芯片的新黄金时代 -- post-PC 时代

这是多篇相关 paper 的阅读笔记,尝试回答 4 个问题:

  1. 为什么新时代来了?
  2. 方向是什么,重点在哪里?
  3. 机遇和挑战是什么?
  4. 如何进入?

paper list 见文末的参考文献

发展历史回顾

1960s, IBM 统一 ISA

注:ISA 是指令集的缩写 instruction set architecture

1960 年代初期,IBM 有 4 条互不兼容的计算机系列,针对不同市场。small business, large business, scientific, and real time.

IBM 押注统一 ISA 能改变行业,并成功了。55 年后的今天,每年还能获得 $10 billion 收益。

统一的关键是处理器的核心组件:the control hardware

新思路:2 维数组形式的 control store。

  • 一列是 1 个 control line,
  • 一行是 1 个 微指令(microinstruction).

control store 里包含微指令开发的 ISA interpreter。所以,执行一条传统指令需要多个微指令完成。

control store 用内存实现,比使用逻辑门的成本要低得多。

集成电路(Integrated circuits)与复杂指令集(CISC)

摩尔定律意味着 control storage 越来越大,能存放的指令越来越多。

微处理器仍处于8位时代,各家公司不断加入新的指令来超越竞争对手,并通过汇编语言展示他们的优势。

戈登·摩尔雄心勃勃打造下一代指令集,32 bit,面向对象,可变长。最终未能成功。 1978 年发布了 16bit 的 8086 指令集。

从 CISC 到 RISC(精简指令集)

1970 年代末,AT&T 授权外部可以使用 UNIX。UNIX 证明了,OS 也能用高级语言开发。

芯片界的焦点变成:What instructions would compilers generate? 不再是 What assembly language would programmers use? 引发了软硬件接口的新一轮革命。

Emer and Clark 发现 20% 的 VAX 常用指令用了 60% microcode,但只占 0.2% 执行时间。

计算机性能公式:

Time/Program = Instructions / Program x (Clock cycles) / Instruction x Time / (Clock cycle)

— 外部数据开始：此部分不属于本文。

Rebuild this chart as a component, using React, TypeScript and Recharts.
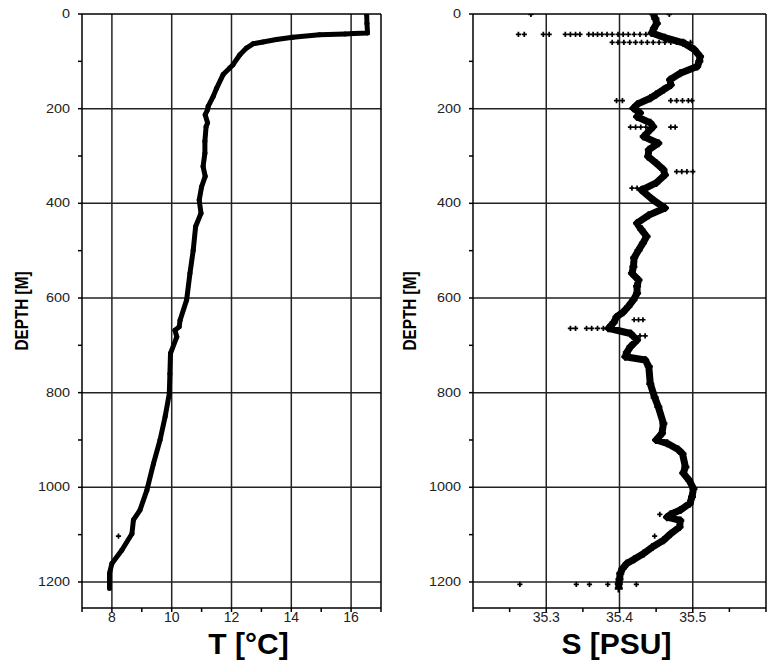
import { ScatterChart, Scatter, XAxis, YAxis, ReferenceLine } from "recharts";

// depth axis (shared by both panels)
const depthTicks = [0, 100, 200, 300, 400, 500, 600, 700, 800, 900, 1000, 1100, 1200];
const depthGrid = [200, 400, 600, 800, 1000, 1200];

// temperature panel
const tempTicks = [7, 8, 9, 10, 11, 12, 13, 14, 15, 16, 17];
const tempLabels = [8, 10, 12, 14, 16];
const tempGrid = [8, 10, 12, 14, 16];

const tempDepth = [
  0, 20, 40, 41, 42, 44, 49, 54, 59, 63, 72, 86, 107, 114, 128, 157, 174, 195, 202, 213,
  230, 238, 269, 294, 322, 343, 365, 393, 421, 449, 499, 548, 604, 647, 661, 668, 682, 717,
  760, 802, 851, 900, 950, 1006, 1048, 1069, 1098, 1133, 1161, 1182, 1200, 1214,
];
const tempValue = [
  16.52, 16.53, 16.55, 16.1, 15.8, 14.94, 14.05, 13.5, 13.05, 12.72, 12.5, 12.28, 12.05, 11.94,
  11.72, 11.5, 11.39, 11.22, 11.2, 11.12, 11.2, 11.15, 11.11, 11.11, 11.05, 11.12, 11.0, 10.92,
  10.98, 10.8, 10.72, 10.61, 10.5, 10.28, 10.25, 10.11, 10.17, 9.96, 9.94, 9.92, 9.78, 9.61,
  9.39, 9.17, 8.94, 8.72, 8.67, 8.33, 8.0, 7.92, 7.92, 7.92,
];
const tempOutDepth = [1103];
const tempOutValue = [8.22];

// salinity panel
const salTicks = [35.2, 35.25, 35.3, 35.35, 35.4, 35.45, 35.5, 35.55, 35.6];
const salLabels = [35.3, 35.4, 35.5];
const salGrid = [35.3, 35.4, 35.5];

const salDepth = [
  0, 10, 20, 30, 40, 50, 61, 75, 90, 100, 111, 125, 139, 150, 160, 170, 178, 190, 199, 209,
  217, 230, 238, 259, 273, 287, 301, 315, 329, 340, 357, 372, 393, 410, 425, 442, 456, 470,
  484, 499, 515, 534, 548, 562, 575, 590, 604, 618, 630, 640, 652, 664, 675, 689, 703, 715,
  724, 731, 745, 781, 810, 830, 865, 886, 900, 907, 920, 929, 957, 970, 985, 1003, 1020, 1034,
  1048, 1057, 1063, 1070, 1084, 1098, 1112, 1126, 1140, 1152, 1161, 1172, 1182, 1194, 1204, 1214,
];
const salValue = [
  35.446, 35.449, 35.451, 35.447, 35.444, 35.462, 35.487, 35.502, 35.51, 35.509, 35.506, 35.483,
  35.469, 35.47, 35.46, 35.45, 35.442, 35.425, 35.419, 35.428, 35.424, 35.442, 35.446, 35.433,
  35.453, 35.44, 35.439, 35.45, 35.46, 35.462, 35.45, 35.43, 35.446, 35.462, 35.44, 35.424,
  35.43, 35.437, 35.432, 35.426, 35.42, 35.419, 35.417, 35.426, 35.424, 35.424, 35.419, 35.412,
  35.405, 35.396, 35.392, 35.385, 35.415, 35.424, 35.415, 35.41, 35.408, 35.435, 35.44, 35.442,
  35.448, 35.453, 35.46, 35.458, 35.45, 35.465, 35.48, 35.486, 35.49, 35.487, 35.495, 35.501,
  35.499, 35.496, 35.483, 35.47, 35.465, 35.483, 35.482, 35.47, 35.46, 35.445, 35.433, 35.42,
  35.41, 35.404, 35.401, 35.4, 35.399, 35.399,
];

const salOutDepth = [
  1, 1,
  43, 43, 43, 43, 43, 43, 43, 43, 43, 43, 43, 43, 43, 43, 43, 43, 43, 43, 43, 43,
  60, 60, 60, 60, 60, 60, 60, 60, 60, 60, 60, 60, 60, 60,
  183, 183, 183, 183, 183, 183, 183,
  239, 239, 239, 239, 239, 239,
  333, 333, 333, 333,
  368, 368, 368,
  646, 646, 646,
  664, 664, 664, 664, 664, 664,
  680, 680, 680,
  1057, 1103,
  1205, 1205, 1205, 1205, 1205,
];
const salOutValue = [
  35.279, 35.468,
  35.262, 35.27, 35.296, 35.304, 35.326, 35.333, 35.34, 35.346, 35.358, 35.364, 35.37, 35.376,
  35.383, 35.39, 35.398, 35.405, 35.412, 35.42, 35.428, 35.436,
  35.39, 35.398, 35.406, 35.414, 35.422, 35.43, 35.438, 35.446, 35.454, 35.462, 35.47, 35.478,
  35.49, 35.497,
  35.396, 35.404, 35.47, 35.478, 35.486, 35.494, 35.499,
  35.415, 35.422, 35.429, 35.436, 35.47, 35.476,
  35.478, 35.485, 35.492, 35.5,
  35.417, 35.424, 35.431,
  35.42, 35.426, 35.432,
  35.333, 35.34, 35.355, 35.362, 35.37, 35.378,
  35.42, 35.428, 35.435,
  35.455, 35.448,
  35.264, 35.341, 35.359, 35.384, 35.423,
];

const FONT = "'Liberation Sans', Arial, sans-serif";

const zip = (xs: number[], ds: number[]) => xs.map((v, i) => ({ v, depth: ds[i] }));

function DepthTick(props: any) {
  const { x, y, payload } = props;
  if (payload.value % 200 !== 0) return <g />;
  return (
    <text
      transform={`translate(${x},${y}) scale(1.2,1)`}
      textAnchor="end"
      dominantBaseline="central"
      fontSize={12}
      fontFamily={FONT}
      fill="#222"
    >
      {payload.value}
    </text>
  );
}

const makeValueTick = (labels: number[]) => (props: any) => {
  const { x, y, payload } = props;
  if (!labels.some((l) => Math.abs(l - payload.value) < 1e-6)) return <g />;
  return (
    <text x={x} y={y} dy="0.71em" textAnchor="middle" fontSize={14} fontFamily={FONT} fill="#222">
      {payload.value}
    </text>
  );
};

const makeTitle = (text: string, dx: number) => (props: any) => {
  const vb = props.viewBox;
  return (
    <text
      x={vb.x + vb.width / 2 + dx}
      y={vb.y + 46}
      textAnchor="middle"
      fontSize={30}
      fontWeight="bold"
      fontFamily={FONT}
      fill="#000"
    >
      {text}
    </text>
  );
};

const depthTitle = (props: any) => {
  const vb = props.viewBox;
  const cx = vb.x + 22;
  const cy = vb.y + vb.height / 2;
  return (
    <text
      transform={`translate(${cx},${cy}) rotate(-90) scale(0.85,1)`}
      textAnchor="middle"
      dominantBaseline="central"
      fontSize={18}
      fontWeight="bold"
      fontFamily={FONT}
      fill="#000"
    >
      DEPTH [M]
    </text>
  );
};

const dot = (props: any) => <circle cx={props.cx} cy={props.cy} r={2.5} fill="#000" />;
const cross = (r: number, w: number) => (props: any) => {
  const { cx, cy } = props;
  return (
    <path d={`M${cx - r},${cy}H${cx + r}M${cx},${cy - r}V${cy + r}`} stroke="#000" strokeWidth={w} />
  );
};

interface PanelProps {
  title: string;
  titleDx: number;
  domain: [number, number];
  ticks: number[];
  labels: number[];
  grid: number[];
  yAxisWidth: number;
  rightMargin: number;
  main: { v: number; depth: number }[];
  extra: { v: number; depth: number }[];
  lineWidth: number;
  mainShape: any;
}

function Panel(p: PanelProps) {
  return (
    <ScatterChart
      width={388}
      height={666}
      margin={{ top: 14, right: p.rightMargin, bottom: 0, left: 0 }}
    >
      <XAxis
        type="number"
        dataKey="v"
        domain={p.domain}
        ticks={p.ticks}
        interval={0}
        allowDataOverflow
        height={58}
        tickSize={4}
        tickMargin={0}
        axisLine={{ stroke: "#000", strokeWidth: 1.5 }}
        tickLine={{ stroke: "#000", strokeWidth: 1.5 }}
        tick={makeValueTick(p.labels)}
        label={makeTitle(p.title, p.titleDx)}
      />
      <YAxis
        type="number"
        dataKey="depth"
        reversed
        domain={[0, 1255]}
        ticks={depthTicks}
        interval={0}
        allowDataOverflow
        width={p.yAxisWidth}
        tickSize={4}
        tickMargin={8}
        axisLine={{ stroke: "#000", strokeWidth: 1.5 }}
        tickLine={{ stroke: "#000", strokeWidth: 1.5 }}
        tick={DepthTick}
        label={depthTitle}
      />
      {p.grid.map((g) => (
        <ReferenceLine key={`gx${g}`} x={g} stroke="#222" strokeWidth={1.5} />
      ))}
      {depthGrid.map((g) => (
        <ReferenceLine key={`gy${g}`} y={g} stroke="#222" strokeWidth={1.5} />
      ))}
      <ReferenceLine y={0} stroke="#000" strokeWidth={1.5} />
      <ReferenceLine x={p.domain[1]} stroke="#000" strokeWidth={1.5} />
      <Scatter
        data={p.main}
        fill="#000"
        line={{ stroke: "#000", strokeWidth: p.lineWidth, strokeLinejoin: "round" }}
        shape={p.mainShape}
        isAnimationActive={false}
      />
      <Scatter data={p.extra} fill="#000" shape={cross(2.6, 1.7)} isAnimationActive={false} />
    </ScatterChart>
  );
}

export default function App() {
  return (
    <div
      style={{
        position: "absolute",
        left: 0,
        top: 0,
        width: 776,
        height: 666,
        background: "#fff",
        display: "flex",
      }}
    >
      <Panel
        title="T [°C]"
        titleDx={17}
        domain={[7, 17]}
        ticks={tempTicks}
        labels={tempLabels}
        grid={tempGrid}
        yAxisWidth={82}
        rightMargin={7}
        main={zip(tempValue, tempDepth)}
        extra={zip(tempOutValue, tempOutDepth)}
        lineWidth={5}
        mainShape={dot}
      />
      <Panel
        title="S [PSU]"
        titleDx={-3}
        domain={[35.2, 35.6]}
        ticks={salTicks}
        labels={salLabels}
        grid={salGrid}
        yAxisWidth={85}
        rightMargin={10}
        main={zip(salValue, salDepth)}
        extra={zip(salOutValue, salOutDepth)}
        lineWidth={7}
        mainShape={cross(4, 2.5)}
      />
    </div>
  );
}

DEC 工程师表明,RISC 的速度是 CISC 的 4x。

  1. 第 1 项,每程序的指令数,CISC 是 RISC 的 75%
  2. 第 2 项,每指令的时钟周期数,CISC 是 RISC 的 5-6 倍。

同时,几个研究生做出 2 款比产业界更出众的处理器,展示了 RISC 指令集的优势。

  • Berkeley, 1982, RISC-I
  • Stanford, 1983, MIPS

试图更快的 VLIW & EPIC

ISA 的下一代,旨在提升指令级并行(ILP)。预期 RISC 和 CISC 都能收益。

2 个有代表性的指令集:

  • VLIW: Very long instruction word
  • EPIC: explicitly parallel instruction computer

1 条指令包含 6 个独立操作。 2 data transfers, 2 integer operations, and 2 floating point operations

并行优化的任务从 hardware 转移到了 software(compiler)。

Donald Knuth 评价: "The Itanium approach ... was supposed to be so terrific—until it turned out that the wished-for compilers were basically impossible to write." (设想非常棒,但无人能写出这种编译器。)

EPIC 的实际表现:

  • 浮点运算,高度结构化,性能较好。
  • 整形计算,less predictable cache misses or less-predictable branches,难以实现高性能。

Post-PC Eras 的 CISC & RISC

2007 年,Apple 设计 iPhone 处理器,启动了 post-pc 时代。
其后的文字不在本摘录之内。